- From: Henry Story <henry.story@gmail.com>
- Date: Thu, 5 Nov 2020 04:20:31 +0100
- To: Poul-Henning Kamp <phk@phk.freebsd.dk>
- Cc: Julian Reschke <julian.reschke@gmx.de>, ietf-http-wg@w3.org
> On 4 Nov 2020, at 14:56, Poul-Henning Kamp <phk@phk.freebsd.dk> wrote:
>
> --------
> Julian Reschke writes:
>> Am 04.11.2020 um 14:24 schrieb Poul-Henning Kamp:
>
>>> It might be a good idea to hash out a couple of general mechanisms
>>> in the spec, to provide mechanisms for traffic/load-engineering,
>>> at the very least something like "Dont-repeat-this-SEARCH: <seconds>" ?
>>
>> That's all very interesting, but why is this relevant now, but not for
>> existing uses of POST we want to replace?
>
> Because this is the century of the fruitbat, and we're trying to do a better
> job than back in the dark ages where things were just slapped together ?
>
> Because SEARCH has much narrower and therefore more manageable semantics
> than POST, which can literally be and do anything ?
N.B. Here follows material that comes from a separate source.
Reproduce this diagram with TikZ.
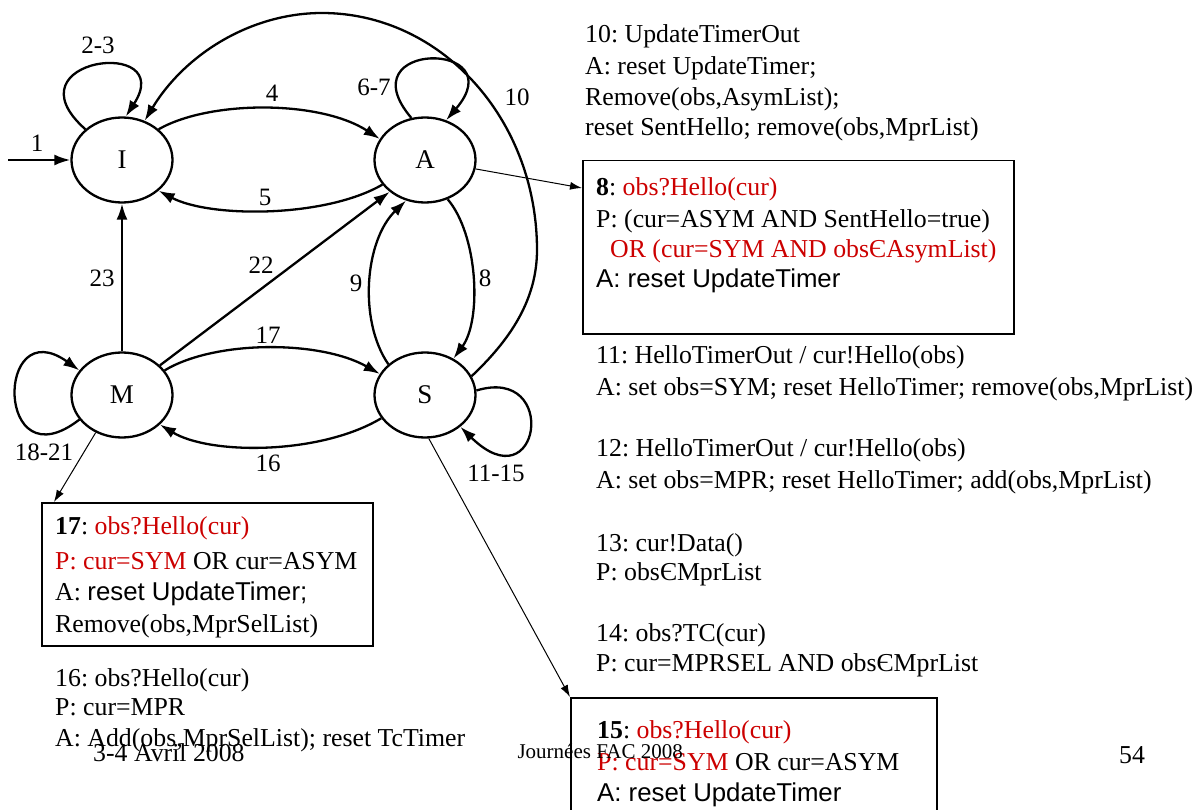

Structurally I think the following is true:
- POST creates a new resource - so it can have consequences like filling
a shopping cart or enrolling in the army
- GET fetches a representation without the client being bound by anything more
than having seen the result.
SEARCH (when restricted to one resource) is just a more efficient GET,
just like PATCH is a more efficient PUT.
Henry
>
> --
> Poul-Henning Kamp | UNIX since Zilog Zeus 3.20
> phk@FreeBSD.ORG | TCP/IP since RFC 956
> FreeBSD committer | BSD since 4.3-tahoe
> Never attribute to malice what can adequately be explained by incompetence.